AIM:
Say how many lines contain the string "this". Give no other output.

DATASET RECORDS:
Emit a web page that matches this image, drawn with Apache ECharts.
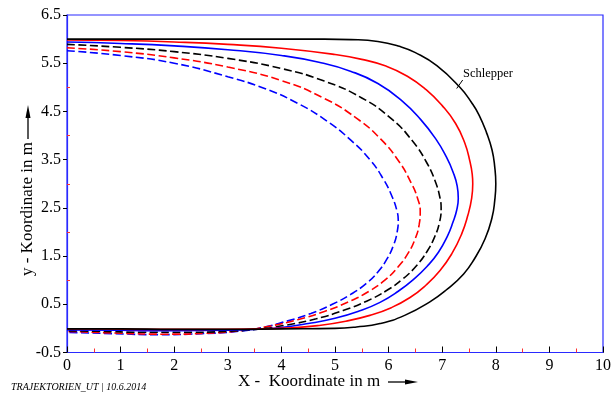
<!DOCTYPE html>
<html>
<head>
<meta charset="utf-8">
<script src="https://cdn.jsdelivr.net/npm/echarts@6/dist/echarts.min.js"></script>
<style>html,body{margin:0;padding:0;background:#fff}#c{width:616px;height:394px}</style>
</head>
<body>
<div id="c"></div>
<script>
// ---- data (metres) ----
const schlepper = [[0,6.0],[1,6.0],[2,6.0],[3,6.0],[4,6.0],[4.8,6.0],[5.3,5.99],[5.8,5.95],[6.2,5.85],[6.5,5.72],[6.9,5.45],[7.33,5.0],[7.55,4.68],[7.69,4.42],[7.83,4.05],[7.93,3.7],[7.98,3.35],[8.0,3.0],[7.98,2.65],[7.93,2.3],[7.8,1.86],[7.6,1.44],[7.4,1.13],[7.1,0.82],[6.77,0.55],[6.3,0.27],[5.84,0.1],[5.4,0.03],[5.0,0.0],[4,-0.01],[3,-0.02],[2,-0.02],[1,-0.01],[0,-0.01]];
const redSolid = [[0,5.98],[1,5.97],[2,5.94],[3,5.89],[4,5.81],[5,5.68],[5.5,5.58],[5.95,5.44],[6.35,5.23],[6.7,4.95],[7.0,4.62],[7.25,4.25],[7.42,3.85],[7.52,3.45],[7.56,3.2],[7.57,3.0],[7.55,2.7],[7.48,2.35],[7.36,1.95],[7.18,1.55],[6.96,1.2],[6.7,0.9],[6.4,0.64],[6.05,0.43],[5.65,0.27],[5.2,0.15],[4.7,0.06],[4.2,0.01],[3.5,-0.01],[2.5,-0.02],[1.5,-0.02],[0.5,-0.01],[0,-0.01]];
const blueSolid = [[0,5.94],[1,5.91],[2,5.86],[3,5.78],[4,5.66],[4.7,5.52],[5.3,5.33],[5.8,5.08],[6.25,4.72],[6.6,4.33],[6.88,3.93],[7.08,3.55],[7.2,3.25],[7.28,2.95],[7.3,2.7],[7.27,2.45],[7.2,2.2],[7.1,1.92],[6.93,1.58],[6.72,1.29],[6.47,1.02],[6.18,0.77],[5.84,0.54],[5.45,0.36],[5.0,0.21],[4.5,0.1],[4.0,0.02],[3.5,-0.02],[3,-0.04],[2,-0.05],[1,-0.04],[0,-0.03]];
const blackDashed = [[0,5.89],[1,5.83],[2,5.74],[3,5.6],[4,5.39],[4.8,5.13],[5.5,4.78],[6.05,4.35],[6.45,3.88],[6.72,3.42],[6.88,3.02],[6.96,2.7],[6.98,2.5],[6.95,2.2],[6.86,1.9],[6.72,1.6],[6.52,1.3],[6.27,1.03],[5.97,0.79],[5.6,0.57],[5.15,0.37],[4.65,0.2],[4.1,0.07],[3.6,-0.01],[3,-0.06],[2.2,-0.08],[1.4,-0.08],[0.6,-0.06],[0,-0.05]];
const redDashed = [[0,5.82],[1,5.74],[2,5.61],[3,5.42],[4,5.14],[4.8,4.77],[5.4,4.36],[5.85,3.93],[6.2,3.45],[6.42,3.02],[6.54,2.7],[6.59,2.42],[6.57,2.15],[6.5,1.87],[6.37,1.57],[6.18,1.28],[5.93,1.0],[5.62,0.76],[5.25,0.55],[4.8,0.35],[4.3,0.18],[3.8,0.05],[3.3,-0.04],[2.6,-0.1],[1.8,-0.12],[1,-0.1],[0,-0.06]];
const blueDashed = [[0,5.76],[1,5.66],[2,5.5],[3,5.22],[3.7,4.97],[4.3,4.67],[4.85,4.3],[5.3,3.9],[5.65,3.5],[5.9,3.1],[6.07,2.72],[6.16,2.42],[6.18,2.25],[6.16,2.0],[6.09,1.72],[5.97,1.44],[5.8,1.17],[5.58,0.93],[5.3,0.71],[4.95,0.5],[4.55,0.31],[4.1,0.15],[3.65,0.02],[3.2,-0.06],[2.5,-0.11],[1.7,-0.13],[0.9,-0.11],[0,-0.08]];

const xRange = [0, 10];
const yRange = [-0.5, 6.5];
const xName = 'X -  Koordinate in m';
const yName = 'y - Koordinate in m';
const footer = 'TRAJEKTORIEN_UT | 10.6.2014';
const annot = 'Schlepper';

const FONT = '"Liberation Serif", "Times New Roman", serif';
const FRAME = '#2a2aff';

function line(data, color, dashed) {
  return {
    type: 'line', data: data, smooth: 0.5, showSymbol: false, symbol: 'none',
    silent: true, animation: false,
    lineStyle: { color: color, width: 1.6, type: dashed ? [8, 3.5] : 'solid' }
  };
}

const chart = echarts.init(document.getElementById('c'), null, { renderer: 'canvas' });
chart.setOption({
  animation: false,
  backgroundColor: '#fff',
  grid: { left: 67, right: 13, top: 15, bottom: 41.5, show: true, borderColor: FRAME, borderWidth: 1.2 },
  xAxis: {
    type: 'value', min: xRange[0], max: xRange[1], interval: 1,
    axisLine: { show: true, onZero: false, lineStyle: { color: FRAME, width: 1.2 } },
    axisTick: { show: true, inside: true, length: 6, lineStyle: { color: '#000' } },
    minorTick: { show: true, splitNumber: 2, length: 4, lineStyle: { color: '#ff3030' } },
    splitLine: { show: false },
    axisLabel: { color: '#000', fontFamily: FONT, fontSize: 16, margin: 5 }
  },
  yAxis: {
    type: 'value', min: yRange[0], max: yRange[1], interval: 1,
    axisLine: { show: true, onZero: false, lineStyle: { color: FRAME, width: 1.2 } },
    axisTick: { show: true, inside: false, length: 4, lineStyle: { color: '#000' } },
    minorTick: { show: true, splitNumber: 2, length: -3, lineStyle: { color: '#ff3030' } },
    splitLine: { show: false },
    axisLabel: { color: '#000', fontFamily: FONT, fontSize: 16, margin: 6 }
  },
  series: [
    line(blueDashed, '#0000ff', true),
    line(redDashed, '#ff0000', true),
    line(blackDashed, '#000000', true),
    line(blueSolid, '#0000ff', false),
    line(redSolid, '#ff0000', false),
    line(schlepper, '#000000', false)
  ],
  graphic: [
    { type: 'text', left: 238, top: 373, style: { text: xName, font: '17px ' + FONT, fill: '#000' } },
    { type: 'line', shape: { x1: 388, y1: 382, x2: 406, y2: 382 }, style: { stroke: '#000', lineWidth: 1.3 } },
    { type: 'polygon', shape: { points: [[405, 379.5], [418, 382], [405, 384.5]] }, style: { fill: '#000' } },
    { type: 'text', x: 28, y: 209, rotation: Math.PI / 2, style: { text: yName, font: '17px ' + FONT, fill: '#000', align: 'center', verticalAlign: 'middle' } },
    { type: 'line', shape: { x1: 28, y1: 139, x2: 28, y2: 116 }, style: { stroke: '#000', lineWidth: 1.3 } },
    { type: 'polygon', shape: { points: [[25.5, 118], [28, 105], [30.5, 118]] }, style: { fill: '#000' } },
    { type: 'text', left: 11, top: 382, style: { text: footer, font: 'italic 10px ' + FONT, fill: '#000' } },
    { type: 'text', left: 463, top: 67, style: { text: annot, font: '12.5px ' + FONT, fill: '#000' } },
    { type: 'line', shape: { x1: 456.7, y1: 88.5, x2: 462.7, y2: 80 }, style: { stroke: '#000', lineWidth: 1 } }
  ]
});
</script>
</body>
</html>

* * *

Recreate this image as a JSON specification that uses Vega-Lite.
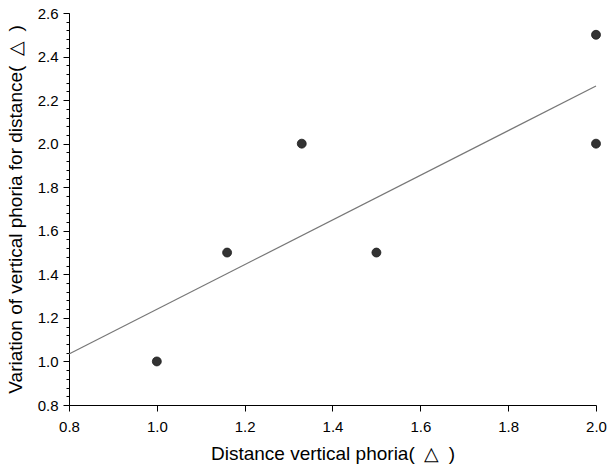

OUTPUT OF THE EXERCISE:
2